Roundabout homolog 4 (ROBO4), a protein of 110 kDa in molecular weight, has a single-pass transmembrane structure (Non Patent Literature 1) and is known to suppress angiogenesis through the binding to a known angiogenesis suppressor Slit homolog 2 (Slit2) (Patent Literature 1 and Non Patent Literature 2). Slit2 has been reported to suppress the migration of HUVEC promoted by a vascular endothelial growth factor (VEGF) and has also been reported to suppress the promotion of cell migration by VEGF or bFGF for ROBO4 gene-transfected vascular endothelial cells (hereinafter, the vascular endothelial cell is also referred to as “EC”) compared with empty vector-transfected EC (Patent Literature 1 and Non Patent Literatures 2 to 4).
Moreover, it has been reported that the suppressive effect of Slit2 on the promotion of cell migration, promotion of lumen formation, or increase in permeability by VEGF is observed in EC derived from a wild-type mouse or EC transfected with control siRNA, but not observed in EC derived from a ROBO4 gene-knockout mouse or EC transfected with siRNA to knock-down the ROBO4 gene (Patent Literature 2 and Non Patent Literatures 4 to 6). Furthermore, it has been reported that Slit2 suppresses, via ROBO4, angiogenesis or increase in vascular permeability in mouse models with laser-induced choroidal neovascularization or oxygen-induced retinopathy, which are animal disease models with exudative age-related macular degeneration or diabetic retinopathy (Patent Literature 2 and Non Patent Literature 4).
In spite of these findings, there are also reports showing that ROBO4 does not bind to Slit2 (Non Patent Literature 9 and Patent Literature 5). It has also been reported as to its functions that ROBO4 participates in the promotion of angiogenesis rather than the suppression of angiogenesis, because the migration or lumen formation of ROBO4 gene-knockout EC is inhibited (Non Patent Literatures 10 and 11).
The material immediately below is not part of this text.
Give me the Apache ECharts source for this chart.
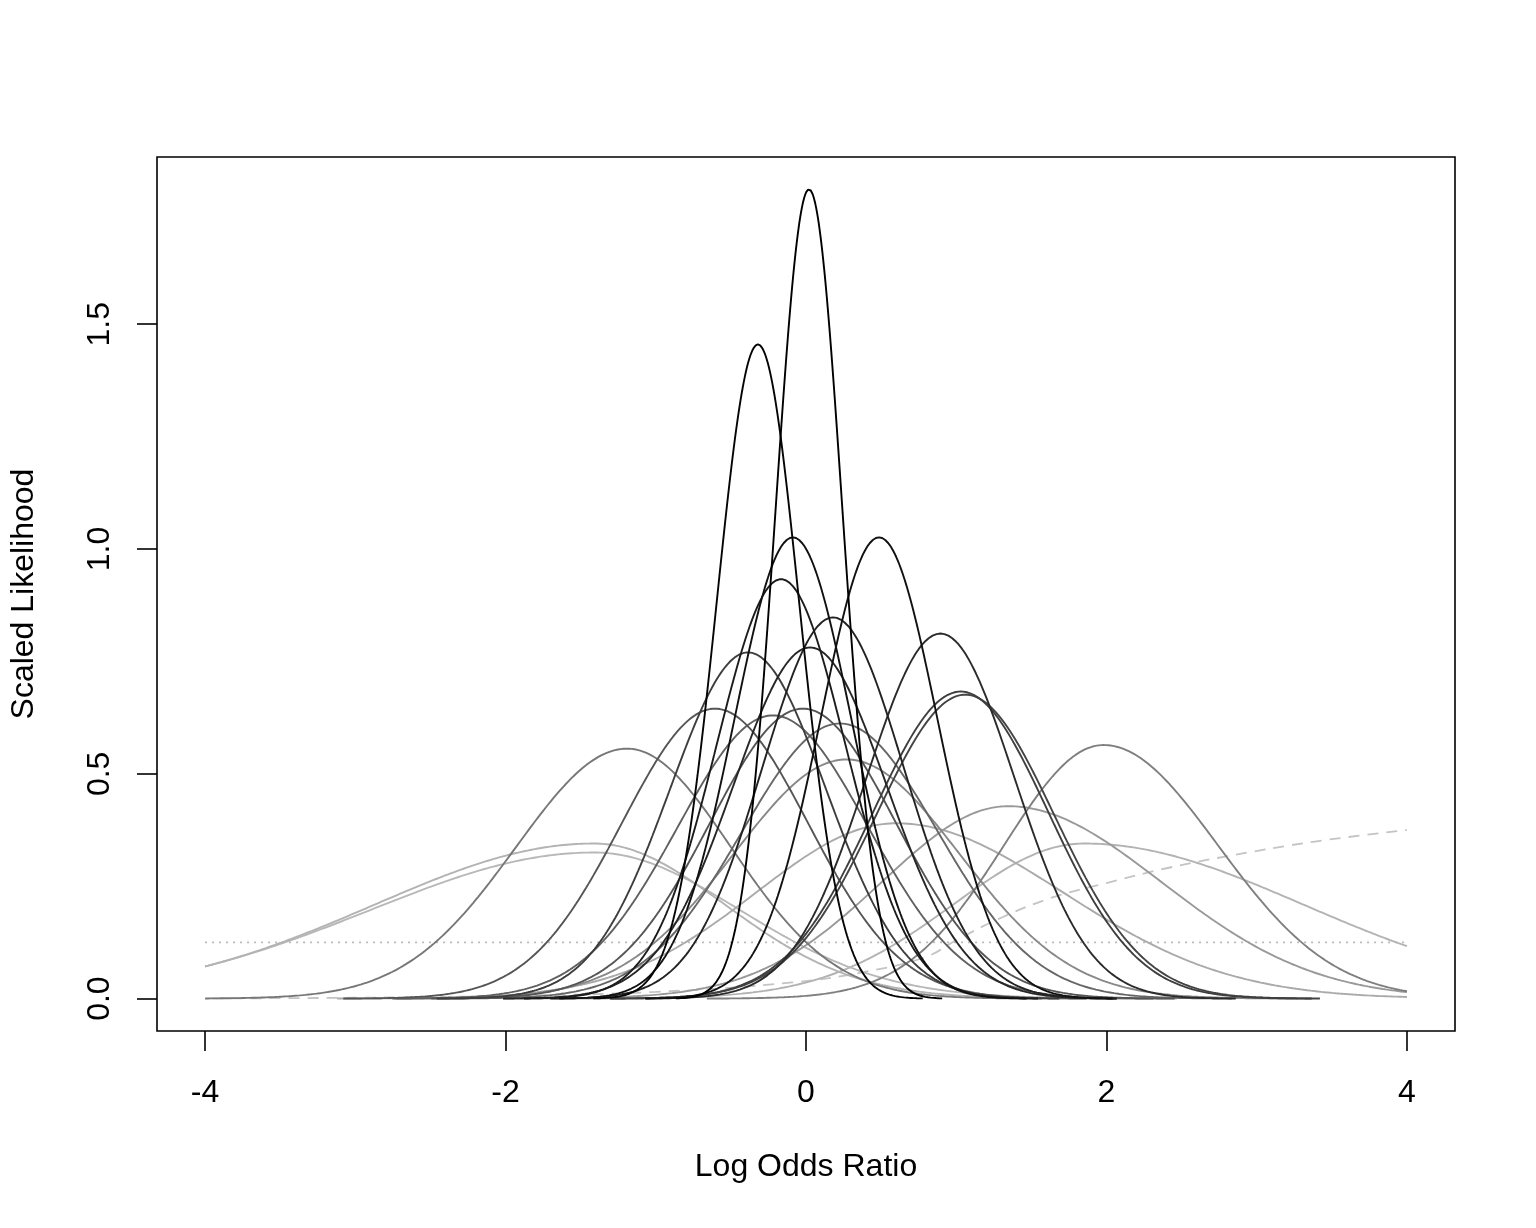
<!DOCTYPE html>
<html><head><meta charset="utf-8">
<script src="https://cdn.jsdelivr.net/npm/echarts@6/dist/echarts.min.js"></script>
<style>html,body{margin:0;padding:0;background:#fff}#c{width:1536px;height:1228px}</style>
</head><body><div id="c"></div>
<script>
// Per-study scaled likelihood curves (mode, peak height, left/right spread)
const modes   = [0.02, -0.32, -0.087, 0.486, -0.166, 0.18, 0.895, 0.027, -0.386, 1.03, 1.06, -0.606, -0.02, -0.22, 0.226, -1.19, 1.98, 0.27, 1.345, 0.6, -1.41, -1.41, 1.85];
const heights = [1.80, 1.455, 1.026, 1.026, 0.933, 0.848, 0.812, 0.781, 0.770, 0.683, 0.676, 0.645, 0.645, 0.630, 0.612, 0.556, 0.564, 0.532, 0.428, 0.390, 0.345, 0.325, 0.345];
const sdLeft  = [0.2216, 0.2742, 0.3888, 0.3888, 0.4276, 0.4705, 0.4913, 0.5108, 0.5181, 0.5841, 0.5902, 0.6185, 0.6185, 0.6332, 0.6519, 0.74, 0.66, 0.75, 0.84, 0.93, 1.46, 1.49, 0.87];
const sdRight = [0.2216, 0.2742, 0.3888, 0.3888, 0.4276, 0.4705, 0.4913, 0.5108, 0.5181, 0.5841, 0.5902, 0.6185, 0.6185, 0.6332, 0.6519, 0.69, 0.76, 0.75, 1.02, 1.11, 0.87, 0.97, 1.46];
const greys   = ['#000000','#050505','#111111','#111111','#1c1c1c','#222222','#2b2b2b','#262626','#3d3d3d','#3f3f3f','#444444','#555555','#555555','#606060','#666666','#777777','#7f7f7f','#888888','#999999','#aaaaaa','#b3b3b3','#b8b8b8','#b3b3b3'];

// Study with no information: flat likelihood
const flatX = [-4, 4];
const flatY = [0.125, 0.125];
// Study with a zero cell: monotone likelihood (dashed)
const dashedX = [-3.95, -3, -2, -1, -0.09, 0.4, 0.8, 1.0, 1.3, 1.64, 2.0, 2.4, 2.79, 3.4, 4.0];
const dashedY = [0.0005, 0.002, 0.006, 0.015, 0.036, 0.06, 0.093, 0.13, 0.18, 0.225, 0.257, 0.29, 0.316, 0.35, 0.375];

const xTicks = [-4, -2, 0, 2, 4];
const yTicks = [0, 0.5, 1.0, 1.5];
const xTitle = 'Log Odds Ratio';
const yTitle = 'Scaled Likelihood';

function curvePoints(i) {
  const lo = Math.max(-4, modes[i] - 4 * sdLeft[i]);
  const hi = Math.min(4, modes[i] + 4 * sdRight[i]);
  const n = 300, pts = [];
  for (let k = 0; k <= n; k++) {
    const x = lo + (hi - lo) * k / n;
    const s = x < modes[i] ? sdLeft[i] : sdRight[i];
    const z = (x - modes[i]) / s;
    pts.push([x, heights[i] * Math.exp(-0.5 * z * z)]);
  }
  return pts;
}

const series = [];
series.push({type:'line', data: flatX.map((x,k)=>[x, flatY[k]]), showSymbol:false, silent:true,
  lineStyle:{color:'#bababa', width:1.8, type:[2,5]}});
series.push({type:'line', data: dashedX.map((x,k)=>[x, dashedY[k]]), smooth:0.4, showSymbol:false, silent:true,
  lineStyle:{color:'#c4c4c4', width:1.8, type:[11,8]}});
for (let i = modes.length - 1; i >= 0; i--) {
  series.push({type:'line', data: curvePoints(i), showSymbol:false, silent:true,
    lineStyle:{color: greys[i], width:1.9}});
}

const chart = echarts.init(document.getElementById('c'), null, {renderer:'canvas'});
const font = '"Liberation Sans", Arial, Helvetica, sans-serif';
chart.setOption({
  animation:false,
  backgroundColor:'#ffffff',
  grid:{left:157, top:157, width:1298, height:874, show:true, borderColor:'#000', borderWidth:1.6, backgroundColor:'transparent'},
  xAxis:{type:'value', min:-4.32, max:4.32, position:'bottom',
    axisLine:{show:false, onZero:false},
    splitLine:{show:false},
    axisTick:{show:true, length:20, customValues:xTicks, lineStyle:{color:'#000', width:1.6}},
    axisLabel:{customValues:xTicks, margin:46, fontSize:32, color:'#000', fontFamily:font, formatter:v=>String(v)},
    name:xTitle, nameLocation:'middle', nameGap:120, nameTextStyle:{fontSize:32, color:'#000', fontFamily:font}
  },
  yAxis:{type:'value', min:-0.072, max:1.872, position:'left',
    axisLine:{show:false, onZero:false},
    splitLine:{show:false},
    axisTick:{show:true, length:20, customValues:yTicks, lineStyle:{color:'#000', width:1.6}},
    axisLabel:{customValues:yTicks, rotate:90, margin:41, fontSize:32, color:'#000', fontFamily:font, formatter:v=>v.toFixed(1)},
    name:yTitle, nameLocation:'middle', nameRotate:90, nameGap:117, nameTextStyle:{fontSize:32, color:'#000', fontFamily:font}
  },
  series: series
});
</script></body></html>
In clinical practice, ROBO4 has been reported to be highly expressed in intratumoral vessels in liver metastasis from colon cancer, ganglioglioma, bladder cancer, breast cancer, metastatic melanoma, kidney cancer, lung cancer, liver cancer, or colon cancer (Patent Literature 3 and Non Patent Literatures 1, 3, and 7). Moreover, ROBO4 has been reported to be also expressed in blood vessels in the fibrovascular membranes of proliferative diabetic retinopathy patients (Non Patent Literature 8). As such, ROBO4 is expressed in vascular endothelial cells, particularly, endothelial cells in blood vessels newly formed in a pathological condition. This may suggest a pathological angiogenesis resulting from the high expression of ROBO4, but may also suggest the compensatory expression of ROBO4 for suppressing pathological angiogenesis.
As described above, ROBO4 is involved in an anti-angiogenesis effect. Thus, an antibody against ROBO4 and a functional fragment thereof are presumably useful in the treatment of a disease involving angiogenesis. However, it is uncertain whether either an agonistic or antagonistic antibody against ROBO4 suppresses or promotes angiogenesis.
Antibodies described in EP Patent No. 1,565,491 (Patent Literature 4) and WO2008/100805 (Patent Literature 5) are known as the antibody against ROBO4 (hereinafter, referred to as an “anti-ROBO4 antibody”). But none of these antibodies does not show a suppressive or inhibitory effect on angiogenesis in vivo.